* [What is asked]: In the listing that follows, how many lines contain "this"? Give the number only.

* [Provided records]:
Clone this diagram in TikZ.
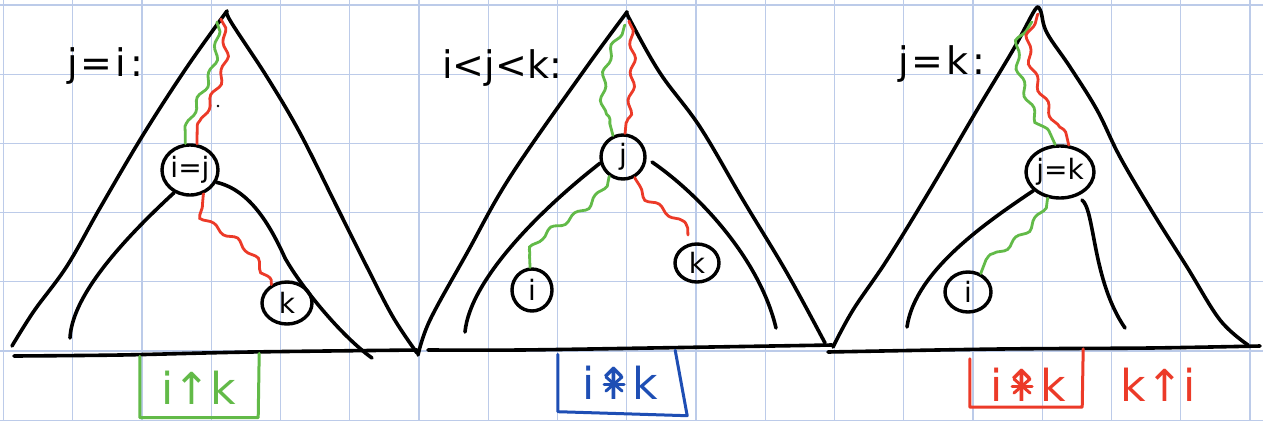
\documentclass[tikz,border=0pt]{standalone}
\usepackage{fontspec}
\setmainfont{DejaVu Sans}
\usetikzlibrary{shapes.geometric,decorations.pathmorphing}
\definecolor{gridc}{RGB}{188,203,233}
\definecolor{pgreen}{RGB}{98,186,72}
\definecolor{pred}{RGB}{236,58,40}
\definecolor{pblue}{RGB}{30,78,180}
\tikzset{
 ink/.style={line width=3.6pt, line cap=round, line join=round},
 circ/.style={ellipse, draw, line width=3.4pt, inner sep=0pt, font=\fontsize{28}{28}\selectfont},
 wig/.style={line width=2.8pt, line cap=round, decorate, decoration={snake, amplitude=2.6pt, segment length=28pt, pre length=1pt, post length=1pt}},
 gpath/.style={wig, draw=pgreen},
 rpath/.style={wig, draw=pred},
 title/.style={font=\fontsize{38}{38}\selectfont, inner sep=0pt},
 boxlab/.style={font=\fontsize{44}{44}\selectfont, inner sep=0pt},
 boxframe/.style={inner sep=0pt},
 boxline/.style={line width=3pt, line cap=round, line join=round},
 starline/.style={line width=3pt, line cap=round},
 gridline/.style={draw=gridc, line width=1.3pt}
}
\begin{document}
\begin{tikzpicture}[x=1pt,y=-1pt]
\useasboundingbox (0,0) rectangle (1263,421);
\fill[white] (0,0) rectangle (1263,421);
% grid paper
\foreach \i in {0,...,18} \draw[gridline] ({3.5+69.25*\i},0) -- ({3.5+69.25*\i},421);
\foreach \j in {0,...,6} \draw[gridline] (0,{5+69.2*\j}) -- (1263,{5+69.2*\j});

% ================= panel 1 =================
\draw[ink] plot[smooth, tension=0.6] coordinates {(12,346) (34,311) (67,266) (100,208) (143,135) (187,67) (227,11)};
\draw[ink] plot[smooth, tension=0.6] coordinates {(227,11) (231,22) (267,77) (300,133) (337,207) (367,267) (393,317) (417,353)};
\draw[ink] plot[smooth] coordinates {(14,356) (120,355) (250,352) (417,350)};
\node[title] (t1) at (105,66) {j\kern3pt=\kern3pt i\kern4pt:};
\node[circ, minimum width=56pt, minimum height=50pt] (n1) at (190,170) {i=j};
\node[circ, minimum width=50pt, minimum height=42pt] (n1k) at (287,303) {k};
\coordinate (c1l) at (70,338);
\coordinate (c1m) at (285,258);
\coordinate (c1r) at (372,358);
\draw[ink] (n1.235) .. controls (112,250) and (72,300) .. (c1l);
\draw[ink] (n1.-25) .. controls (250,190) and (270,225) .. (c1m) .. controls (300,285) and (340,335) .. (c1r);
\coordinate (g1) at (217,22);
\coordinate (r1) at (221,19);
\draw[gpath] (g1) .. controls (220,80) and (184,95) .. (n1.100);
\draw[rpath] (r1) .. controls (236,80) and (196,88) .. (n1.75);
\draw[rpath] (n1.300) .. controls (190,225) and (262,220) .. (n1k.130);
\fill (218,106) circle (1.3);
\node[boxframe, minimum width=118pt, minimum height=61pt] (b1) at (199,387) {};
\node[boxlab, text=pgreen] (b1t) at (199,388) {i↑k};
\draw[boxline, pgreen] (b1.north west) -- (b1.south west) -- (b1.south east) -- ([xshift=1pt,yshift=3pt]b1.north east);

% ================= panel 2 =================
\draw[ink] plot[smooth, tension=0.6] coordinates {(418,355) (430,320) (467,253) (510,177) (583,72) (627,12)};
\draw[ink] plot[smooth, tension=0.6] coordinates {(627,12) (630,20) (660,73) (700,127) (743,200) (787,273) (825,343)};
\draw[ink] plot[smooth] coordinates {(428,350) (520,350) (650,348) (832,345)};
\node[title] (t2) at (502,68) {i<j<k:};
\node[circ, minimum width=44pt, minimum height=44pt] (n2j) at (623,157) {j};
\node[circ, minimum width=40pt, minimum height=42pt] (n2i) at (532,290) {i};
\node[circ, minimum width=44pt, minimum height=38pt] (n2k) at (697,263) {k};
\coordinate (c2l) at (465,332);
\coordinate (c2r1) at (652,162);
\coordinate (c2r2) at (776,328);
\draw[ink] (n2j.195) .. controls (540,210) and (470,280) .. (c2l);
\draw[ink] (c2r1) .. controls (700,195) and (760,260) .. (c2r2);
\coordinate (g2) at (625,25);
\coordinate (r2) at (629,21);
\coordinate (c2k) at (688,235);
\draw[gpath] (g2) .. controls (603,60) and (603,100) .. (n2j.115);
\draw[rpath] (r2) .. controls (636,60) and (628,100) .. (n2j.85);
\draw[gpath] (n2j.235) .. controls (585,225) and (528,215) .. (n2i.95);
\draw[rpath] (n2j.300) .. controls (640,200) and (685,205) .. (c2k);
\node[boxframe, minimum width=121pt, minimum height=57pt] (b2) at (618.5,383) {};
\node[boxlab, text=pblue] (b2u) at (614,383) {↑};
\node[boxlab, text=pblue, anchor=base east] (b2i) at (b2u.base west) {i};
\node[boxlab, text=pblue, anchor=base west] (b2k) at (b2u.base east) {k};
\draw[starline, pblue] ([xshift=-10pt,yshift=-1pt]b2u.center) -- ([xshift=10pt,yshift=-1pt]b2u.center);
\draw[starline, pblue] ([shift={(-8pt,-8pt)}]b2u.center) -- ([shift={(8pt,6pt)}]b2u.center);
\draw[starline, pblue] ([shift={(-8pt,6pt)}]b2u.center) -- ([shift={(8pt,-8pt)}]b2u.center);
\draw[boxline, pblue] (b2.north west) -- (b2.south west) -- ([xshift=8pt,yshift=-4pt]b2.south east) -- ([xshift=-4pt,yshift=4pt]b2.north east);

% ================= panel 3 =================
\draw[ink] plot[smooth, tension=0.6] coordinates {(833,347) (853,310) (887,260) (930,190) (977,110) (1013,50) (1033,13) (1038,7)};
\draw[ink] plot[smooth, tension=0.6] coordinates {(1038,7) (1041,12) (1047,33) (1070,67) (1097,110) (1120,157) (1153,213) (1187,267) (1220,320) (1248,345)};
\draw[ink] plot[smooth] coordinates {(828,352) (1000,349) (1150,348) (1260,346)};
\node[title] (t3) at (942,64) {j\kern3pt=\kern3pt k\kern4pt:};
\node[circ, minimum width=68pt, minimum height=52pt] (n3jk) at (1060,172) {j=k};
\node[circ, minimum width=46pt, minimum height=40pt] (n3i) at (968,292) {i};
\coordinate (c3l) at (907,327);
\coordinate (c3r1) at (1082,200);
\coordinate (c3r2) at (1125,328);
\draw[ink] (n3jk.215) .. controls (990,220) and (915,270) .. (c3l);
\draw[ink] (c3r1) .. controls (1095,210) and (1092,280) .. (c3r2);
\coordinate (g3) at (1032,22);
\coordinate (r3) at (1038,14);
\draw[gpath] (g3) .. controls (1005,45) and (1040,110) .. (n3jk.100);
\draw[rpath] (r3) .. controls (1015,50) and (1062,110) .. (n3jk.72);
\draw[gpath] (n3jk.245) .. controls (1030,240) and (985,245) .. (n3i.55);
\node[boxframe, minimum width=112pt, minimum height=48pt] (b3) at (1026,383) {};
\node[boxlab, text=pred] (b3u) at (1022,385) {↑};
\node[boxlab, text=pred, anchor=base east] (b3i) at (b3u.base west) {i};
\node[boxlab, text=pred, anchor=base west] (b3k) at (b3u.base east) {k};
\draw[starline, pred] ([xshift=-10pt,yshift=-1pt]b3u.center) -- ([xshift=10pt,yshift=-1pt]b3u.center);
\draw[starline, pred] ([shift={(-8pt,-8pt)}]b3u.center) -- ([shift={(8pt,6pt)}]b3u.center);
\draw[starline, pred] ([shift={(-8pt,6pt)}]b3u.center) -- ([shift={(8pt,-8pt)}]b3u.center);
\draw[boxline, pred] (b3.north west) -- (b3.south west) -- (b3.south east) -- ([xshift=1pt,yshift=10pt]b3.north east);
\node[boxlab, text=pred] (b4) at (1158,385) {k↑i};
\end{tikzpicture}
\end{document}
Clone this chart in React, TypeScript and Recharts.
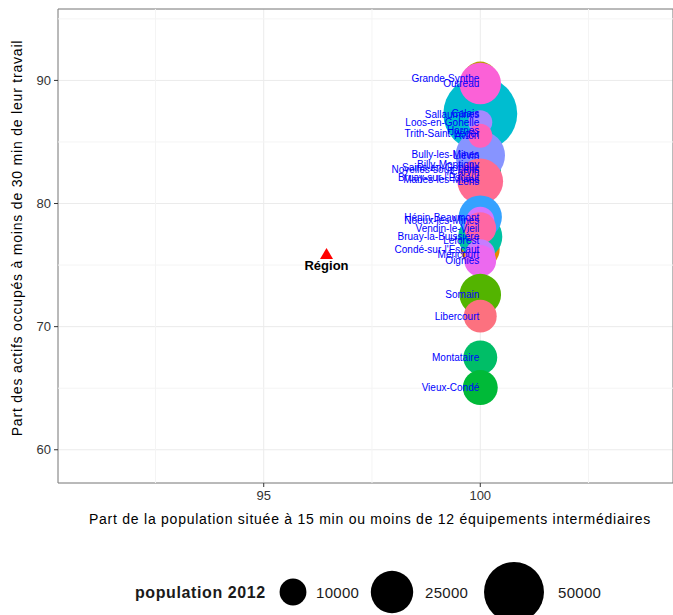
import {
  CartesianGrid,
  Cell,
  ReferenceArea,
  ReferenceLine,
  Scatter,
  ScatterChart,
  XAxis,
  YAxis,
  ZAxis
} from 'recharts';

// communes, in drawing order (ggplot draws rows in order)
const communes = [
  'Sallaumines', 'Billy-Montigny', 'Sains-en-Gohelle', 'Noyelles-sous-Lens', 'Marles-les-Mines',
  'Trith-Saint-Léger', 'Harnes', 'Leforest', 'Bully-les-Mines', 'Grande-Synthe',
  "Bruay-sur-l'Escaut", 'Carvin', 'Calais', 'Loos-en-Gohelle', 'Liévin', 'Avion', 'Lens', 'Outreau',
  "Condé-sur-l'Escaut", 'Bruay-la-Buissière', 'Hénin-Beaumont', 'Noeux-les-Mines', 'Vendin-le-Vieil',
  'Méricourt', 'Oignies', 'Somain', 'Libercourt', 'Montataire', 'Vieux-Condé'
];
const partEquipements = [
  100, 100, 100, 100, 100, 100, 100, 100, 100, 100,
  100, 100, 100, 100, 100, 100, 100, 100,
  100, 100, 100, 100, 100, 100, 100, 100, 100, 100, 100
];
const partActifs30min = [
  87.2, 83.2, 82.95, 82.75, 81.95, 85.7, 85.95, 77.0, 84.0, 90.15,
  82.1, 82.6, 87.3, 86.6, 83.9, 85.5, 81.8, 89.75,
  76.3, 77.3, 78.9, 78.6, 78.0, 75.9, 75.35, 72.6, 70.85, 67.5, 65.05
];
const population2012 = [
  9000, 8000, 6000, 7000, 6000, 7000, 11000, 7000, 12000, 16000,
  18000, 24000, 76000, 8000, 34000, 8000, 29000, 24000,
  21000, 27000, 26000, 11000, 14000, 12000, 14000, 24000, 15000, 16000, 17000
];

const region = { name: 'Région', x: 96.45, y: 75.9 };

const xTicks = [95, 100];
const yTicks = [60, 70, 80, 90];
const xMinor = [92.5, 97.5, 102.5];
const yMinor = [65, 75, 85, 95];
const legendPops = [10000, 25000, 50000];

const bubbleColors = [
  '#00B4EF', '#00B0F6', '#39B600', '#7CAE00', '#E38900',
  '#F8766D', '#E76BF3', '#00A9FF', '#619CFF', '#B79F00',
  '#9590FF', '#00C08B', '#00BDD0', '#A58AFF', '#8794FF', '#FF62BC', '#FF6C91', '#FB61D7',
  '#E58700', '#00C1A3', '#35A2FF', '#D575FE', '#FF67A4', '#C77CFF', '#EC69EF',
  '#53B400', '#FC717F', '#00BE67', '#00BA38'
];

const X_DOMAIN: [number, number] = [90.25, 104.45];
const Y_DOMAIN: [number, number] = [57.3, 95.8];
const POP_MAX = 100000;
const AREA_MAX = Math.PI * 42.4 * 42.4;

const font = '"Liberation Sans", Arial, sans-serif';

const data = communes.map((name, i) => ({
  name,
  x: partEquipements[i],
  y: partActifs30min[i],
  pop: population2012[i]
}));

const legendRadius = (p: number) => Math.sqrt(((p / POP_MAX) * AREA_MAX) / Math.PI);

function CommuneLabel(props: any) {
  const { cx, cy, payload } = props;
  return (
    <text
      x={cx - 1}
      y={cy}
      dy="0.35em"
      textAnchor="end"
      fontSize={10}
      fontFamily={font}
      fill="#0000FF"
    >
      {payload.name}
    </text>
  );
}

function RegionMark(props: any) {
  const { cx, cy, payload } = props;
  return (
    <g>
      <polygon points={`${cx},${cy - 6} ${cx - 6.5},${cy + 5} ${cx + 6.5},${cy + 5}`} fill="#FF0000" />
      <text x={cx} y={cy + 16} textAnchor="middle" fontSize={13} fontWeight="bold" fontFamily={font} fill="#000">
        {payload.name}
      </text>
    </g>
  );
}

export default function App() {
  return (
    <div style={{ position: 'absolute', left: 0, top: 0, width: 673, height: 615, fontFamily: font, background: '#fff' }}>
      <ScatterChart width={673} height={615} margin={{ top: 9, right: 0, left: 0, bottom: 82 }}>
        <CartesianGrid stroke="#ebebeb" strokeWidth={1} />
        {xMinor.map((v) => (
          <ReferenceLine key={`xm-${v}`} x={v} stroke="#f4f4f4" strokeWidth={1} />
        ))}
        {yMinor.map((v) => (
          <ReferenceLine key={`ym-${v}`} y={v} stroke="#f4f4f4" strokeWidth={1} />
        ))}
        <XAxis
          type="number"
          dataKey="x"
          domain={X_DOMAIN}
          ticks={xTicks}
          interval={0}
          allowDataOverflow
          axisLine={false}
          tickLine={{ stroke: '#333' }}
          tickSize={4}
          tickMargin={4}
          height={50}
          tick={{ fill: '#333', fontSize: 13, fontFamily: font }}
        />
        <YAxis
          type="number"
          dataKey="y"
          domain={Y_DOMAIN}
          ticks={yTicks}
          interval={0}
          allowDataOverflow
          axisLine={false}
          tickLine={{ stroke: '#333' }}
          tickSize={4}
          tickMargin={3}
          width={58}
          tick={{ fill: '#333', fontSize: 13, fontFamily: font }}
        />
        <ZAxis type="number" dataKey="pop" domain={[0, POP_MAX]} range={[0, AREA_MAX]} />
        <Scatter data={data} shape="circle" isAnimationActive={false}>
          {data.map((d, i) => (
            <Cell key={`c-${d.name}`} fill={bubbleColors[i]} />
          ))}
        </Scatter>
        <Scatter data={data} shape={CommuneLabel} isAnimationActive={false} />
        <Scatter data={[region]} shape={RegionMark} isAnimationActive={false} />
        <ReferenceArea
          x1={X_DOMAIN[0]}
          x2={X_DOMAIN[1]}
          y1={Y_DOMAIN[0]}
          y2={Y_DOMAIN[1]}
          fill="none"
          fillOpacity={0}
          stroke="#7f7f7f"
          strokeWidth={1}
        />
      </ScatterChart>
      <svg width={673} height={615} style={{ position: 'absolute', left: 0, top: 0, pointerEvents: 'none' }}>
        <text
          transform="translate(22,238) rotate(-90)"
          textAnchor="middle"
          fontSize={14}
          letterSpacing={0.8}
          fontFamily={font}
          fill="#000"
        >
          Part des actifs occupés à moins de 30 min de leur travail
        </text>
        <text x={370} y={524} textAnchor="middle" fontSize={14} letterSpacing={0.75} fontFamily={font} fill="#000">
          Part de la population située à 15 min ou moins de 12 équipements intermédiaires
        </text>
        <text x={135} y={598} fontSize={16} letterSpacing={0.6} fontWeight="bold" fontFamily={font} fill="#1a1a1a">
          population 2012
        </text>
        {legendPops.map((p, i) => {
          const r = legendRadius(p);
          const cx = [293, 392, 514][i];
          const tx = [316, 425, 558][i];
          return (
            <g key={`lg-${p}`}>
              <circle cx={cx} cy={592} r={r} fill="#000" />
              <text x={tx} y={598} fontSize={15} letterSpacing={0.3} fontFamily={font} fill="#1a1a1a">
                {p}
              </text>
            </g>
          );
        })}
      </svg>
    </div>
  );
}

* [Solution]: 2